Radical expressions are expressions that contain a root, such as a square root, cube root, etc. They are marked by the radical symbol \( \sqrt{} \). In math, square roots are the most common form of radical expressions you will encounter. Working with these expressions requires understanding how to manipulate them to simplify calculations.

• Radical expressions often consist of an expression under the radical sign, known as the radicand. For example, in \( \sqrt{2x} \), \( 2x \) is the radicand.
• The index of the radical determines the type of root, such as 2 for square roots (often not written) or 3 for cube roots.

Simplifying radicals often involves extracting factors that are perfect squares if dealing with square roots. Simplifying means expressing the radical in its simplest form where no radicands have perfect square factors other than 1.
Managing radical expressions is essential when solving equations, particularly when trying to isolate terms with roots, as showcased in the example equation \( \sqrt{2x} + 4 = 0 \).

Real numbers include all numbers that can exist on the number line, encompassing positive and negative integers, fractions, decimals, and irrational numbers. They form a continuous set over the number line that you can use in everyday arithmetic operations.

• These numbers can either be rational (like \( \frac{3}{4} \), which can be expressed as a fraction) or irrational (like \( \sqrt{2} \), which cannot be neatly written as a simple fraction).
• Understanding real numbers is crucial because, when solving equations, it's necessary to know whether any solution exists within the "real world." Square roots of negative numbers, for example, are not considered real.

This is particularly relevant to the example equation \( \sqrt{2x} = -4 \), which was found to have no solution in the realm of real numbers, as square roots cannot yield negative results within this number set.

The square root property deals with how we understand and manipulate square roots in equations.
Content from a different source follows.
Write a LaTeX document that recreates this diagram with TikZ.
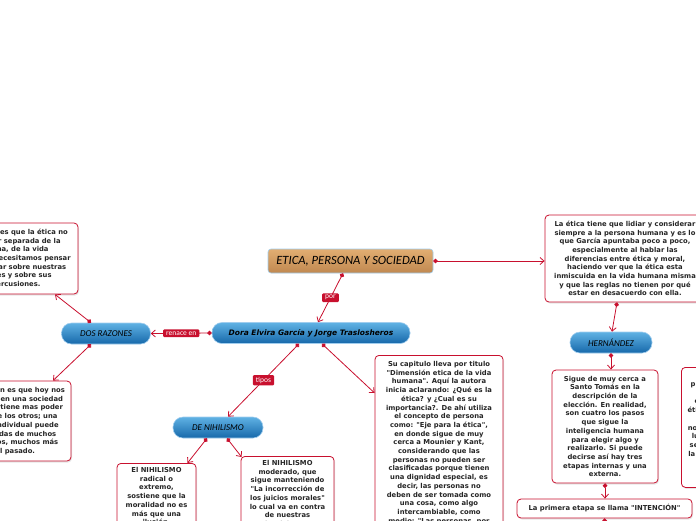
\documentclass[tikz,border=0pt]{standalone}
\usepackage{fontspec}
\newfontfamily\verd{DejaVu Sans}
\newfontfamily\cali{Carlito}
\usetikzlibrary{arrows.meta,calc,shadows}
\definecolor{mapred}{RGB}{200,16,46}
\definecolor{pillhi}{RGB}{96,178,228}
\definecolor{pilllo}{RGB}{22,104,170}
\definecolor{pillrim}{RGB}{160,205,238}
\definecolor{tanhi}{RGB}{226,174,114}
\definecolor{tanlo}{RGB}{192,136,80}

\begin{document}
\begin{tikzpicture}[x=1pt, y=-1pt,
	conn/.style={mapred, line width=0.8pt, {Circle[length=4.5pt]}-{Straight Barb[length=4pt,width=7pt,line width=0.8pt]}},
	lab/.style={fill=mapred, text=white, font=\cali\fontsize{7.5}{8}\selectfont, inner xsep=3pt, inner ysep=2pt, rounded corners=1pt},
	pill/.style={rounded corners=10pt, top color=pillhi, bottom color=pilllo, draw=pillrim, line width=0.6pt, minimum height=21pt, font=\cali\itshape\fontsize{9}{10}\selectfont},
	box/.style={draw=mapred, line width=0.8pt, fill=white, rounded corners=4pt, align=center, inner sep=4pt, text=black!85,
		font=\verd\bfseries\fontsize{6.8}{8.7}\selectfont, drop shadow={opacity=0.2, shadow xshift=1pt, shadow yshift=-1.5pt}}]
	\path[use as bounding box] (0,0) rectangle (696,520);
	\clip (0,0) rectangle (696,520);

	% main topic and authors
	\node[top color=tanhi, bottom color=tanlo, draw=pillrim, line width=0.6pt, rounded corners=3pt, minimum width=165pt, minimum height=24pt,
		font=\cali\itshape\fontsize{12.6}{13}\selectfont] (title) at (350.5,261) {ETICA, PERSONA Y SOCIEDAD};
	\node[pill, minimum width=198pt, font=\verd\bfseries\itshape\fontsize{7.5}{9}\selectfont] (dora) at (311,333) {Dora Elvira García y Jorge Traslosheros};
	\node[pill, minimum width=89pt] (dos) at (106,333.5) {DOS RAZONES};
	\node[pill, minimum width=90pt] (denih) at (218,427.5) {DE NIHILISMO};
	\node[pill, minimum width=82pt] (hern) at (611,342.5) {HERNÁNDEZ};

	% text boxes
	\node[box, minimum width=132pt, minimum height=71pt] (razon1) at (12,258.5) {La primera es que la ética no\\puede ser separada de la\\humana, de la vida\\cotidiana, necesitamos pensar\\y reflexionar sobre nuestras\\acciones y sobre sus\\repercusiones.};
	\node[box, minimum width=140pt, minimum height=80pt] (razon2) at (1,421) {La segunda razón es que hoy nos\\desenvolvemos en una sociedad\\en la que nadie tiene mas poder\\que el resto de los otros; una\\sola persona individual puede\\cambiar las vidas de muchos\\otros individuos, muchos más\\que en el pasado.};
	\node[box, anchor=north, minimum width=79pt] (radical) at (156.5,463) {El NIHILISMO\\radical o\\extremo,\\sostiene que la\\moralidad no es\\más que una\\ilusión.};
	\node[box, anchor=north, minimum width=93pt] (moderado) at (287.5,456) {El NIHILISMO\\moderado, que\\sigue manteniendo\\"La incorrección de\\los juicios morales"\\lo cual va en contra\\de nuestras\\intuiciones.};
	\node[box, anchor=north, minimum width=128pt, inner ysep=6pt] (capitulo) at (439,355) {Su capitulo lleva por titulo\\"Dimensión etica de la vida\\humana". Aquí la autora\\inicia aclarando: ¿Qué es la\\ética? y ¿Cual es su\\importancia?. De ahí utiliza\\el concepto de persona\\como: "Eje para la ética",\\en donde sigue de muy\\cerca a Mounier y Kant,\\considerando que las\\personas no pueden ser\\clasificadas porque tienen\\una dignidad especial, es\\decir, las personas no\\deben de ser tomada como\\una cosa, como algo\\intercambiable, como\\medio: "Las personas, por\\su dignidad, no tienen\\precio".};
	\node[box, minimum width=160pt, minimum height=87pt] (etica) at (625,258.5) {La ética tiene que lidiar y considerar\\siempre a la persona humana y es lo\\que García apuntaba poco a poco,\\especialmente al hablar las\\diferencias entre ética y moral,\\haciendo ver que la ética esta\\inmiscuida en la vida humana misma\\y que las reglas no tienen por qué\\estar en desacuerdo con ella.};
	\node[box, minimum width=106pt, minimum height=113pt] (tomas) at (605,426.5) {Sigue de muy cerca a\\Santo Tomás en la\\descripción de la\\elección. En realidad,\\son cuatro los pasos\\que sigue la\\inteligencia humana\\para elegir algo y\\realizarlo. Si puede\\decirse así hay tres\\etapas internas y una\\externa.};
	\node[box, minimum width=175pt, minimum height=19pt] (intencion) at (604.5,508.5) {La primera etapa se llama "INTENCIÓN"};
	\node[box, anchor=north west, minimum width=130pt, minimum height=120pt] (etapas) at (681,367) {Después viene la\\primera de las etapas que es\\la deliberación,\\en la que la inteligencia ve\\ética y moralmente los medios\\para el fin.\\no solo para ver si son buenos\\luego se elige uno de ellos y\\se pasa a la cuarta etapa que\\la realización externa del acto\\en la vida\\de la persona\\humana.};

	% connectors
	\draw[conn] (title.east) -- (title.east -| etica.west);
	\draw[conn] ($(title.south)+(-7.5,0)$) -- node[lab] (por) {por} ($(dora.north)+(7,0)$);
	\draw[conn] (dora.west) -- node[lab] (renace) {renace en} (dos.east);
	\draw[conn] ($(dos.north)+(-15,0)$) -- ($(razon1.south)+(43,0)$);
	\draw[conn] ($(dos.south)+(-15,0)$) -- ($(razon2.north)+(52,0)$);
	\draw[conn] ($(dora.south)+(-12,0)$) -- node[lab] (tipos) {tipos} ($(denih.north)+(10,0)$);
	\draw[conn] ($(dora.south)+(11,0)$) -- ($(capitulo.north west)+(0,38)$);
	\draw[conn] ($(denih.south)+(-11,0)$) -- ($(radical.north)+(31,0)$);
	\draw[conn] ($(denih.south)+(9,0)$) -- ($(moderado.north west)+(1,1)$);
	\draw[conn] ($(etica.south)+(-8,0)$) -- ($(hern.north)+(1,0)$);
	\draw[conn] (hern.south) -- (hern.south |- tomas.north);
	\draw[conn] (tomas.south) -- (tomas.south |- intencion.north);
	\coordinate (sigue) at (606,545);
	\draw[conn] (intencion.south) -- (sigue);
\end{tikzpicture}
\end{document}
A fundamental characteristic of square root expressions is that their results are non-negative in the real number system.

• This means expressions like \( \sqrt{a} \) result in a non-negative number if \( a \) is a real number, something that comes into play when verifying the possibility of solutions in equations.
• In the step-by-step solution of the given equation, applying the square root property helped in recognizing that \( \sqrt{2x} = -4 \) was impossible for real numbers.

It's crucial for students to grasp the square root property's limitation to non-negative results. Whenever you are solving equations involving square roots, always check if any potential solution respects this property to confirm its validity.